But more importantly, he offered a measured viewpoint on the current slump in coal traffic and its effect on Class 1 railways in general, as well as NS in particular.

Moorman intimated that while coal is important, and any volume slump is worth monitoring, the commodity might not be the be-all and end-all for the industry's health or its future, which is certainly not conventional wisdom and to some people borderline heresy.

"Coal is such an important part of our business that it obviously gets a lot of focus, but I do tend to think that today people are probably looking a little too hard at coal and not seeing all of the other good things that are going on," says Moorman.

For old-time railwaymen wedded to the "king coal" slogan, this might be seen as a radical shift in thinking. But the industry's 2012 first-quarter earnings numbers were suggesting this kind of de-linkage, something most Wall Street analysts appear to have ignored, or simply dismissed, as a fluke.

Moorman's public pronouncement deserves high praise. It is a bold stance which, if nothing else, should get people thinking because it's bad fiscal policy for any industry or business to put too many eggs in one basket.

The coal card was understandable prior to the Staggers Act which deregulated US railways, when strictly playing defence at least was defensible and coal was the decisive advantage for over-regulated railways. But it's a questionable strategy as a standalone measure now that railways have come roaring back, competing for a wider range of commodities by price, ride quality, and marketing efforts, and sometimes competing over shorter distances, at that.

Actively exploring ways to reduce coal's dominance may seem sacrilege. But it's not a negative. It's sound strategy, regardless of the surprises of export trade, balance of payments, environmental rulings, or climate fluctuations.

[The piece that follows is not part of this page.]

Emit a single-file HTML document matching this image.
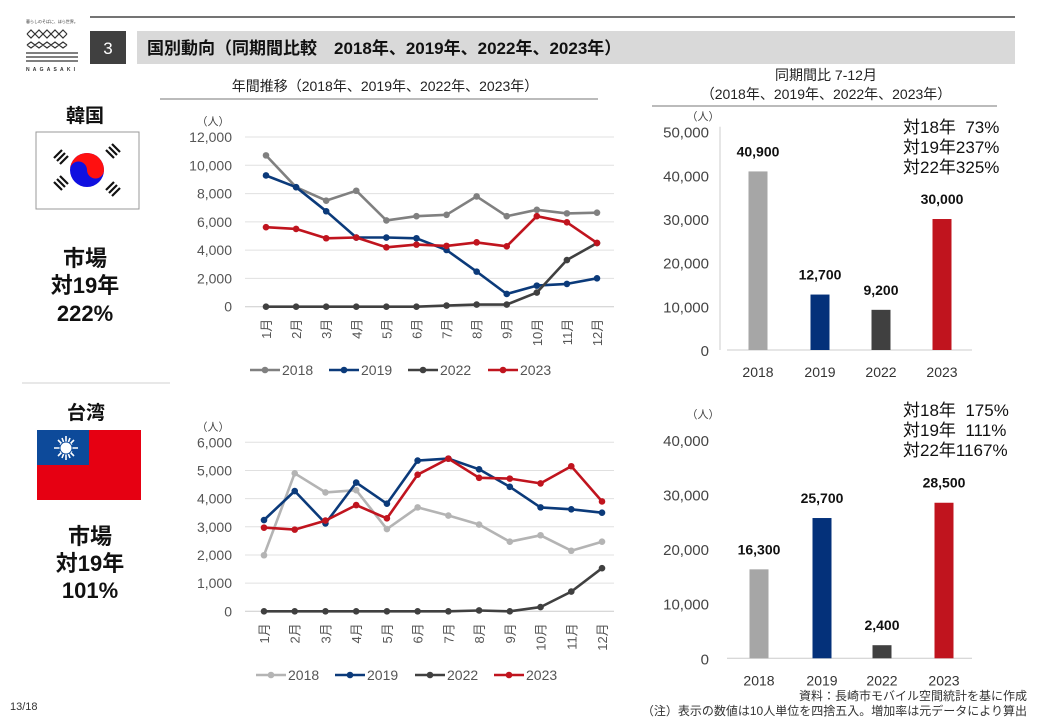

No one is saying US railways should walk away from coal; it is a mainstay, and should remain so far into the future. And no one can move coal the way a railway can. But that doesn't mean other market opportunities should be ignored or accepted passively. It's a new railway age. Diversification offers quite a lucrative payback. Railways big and small have seen this as they pursue all those natural gas opportunities arising.

But now a Class 1 CEO has had the courage to say so. Let's hope that Moorman's clarion call on June 5 rang more than one bell, reaching far beyond New York or the New York Stock Exchange.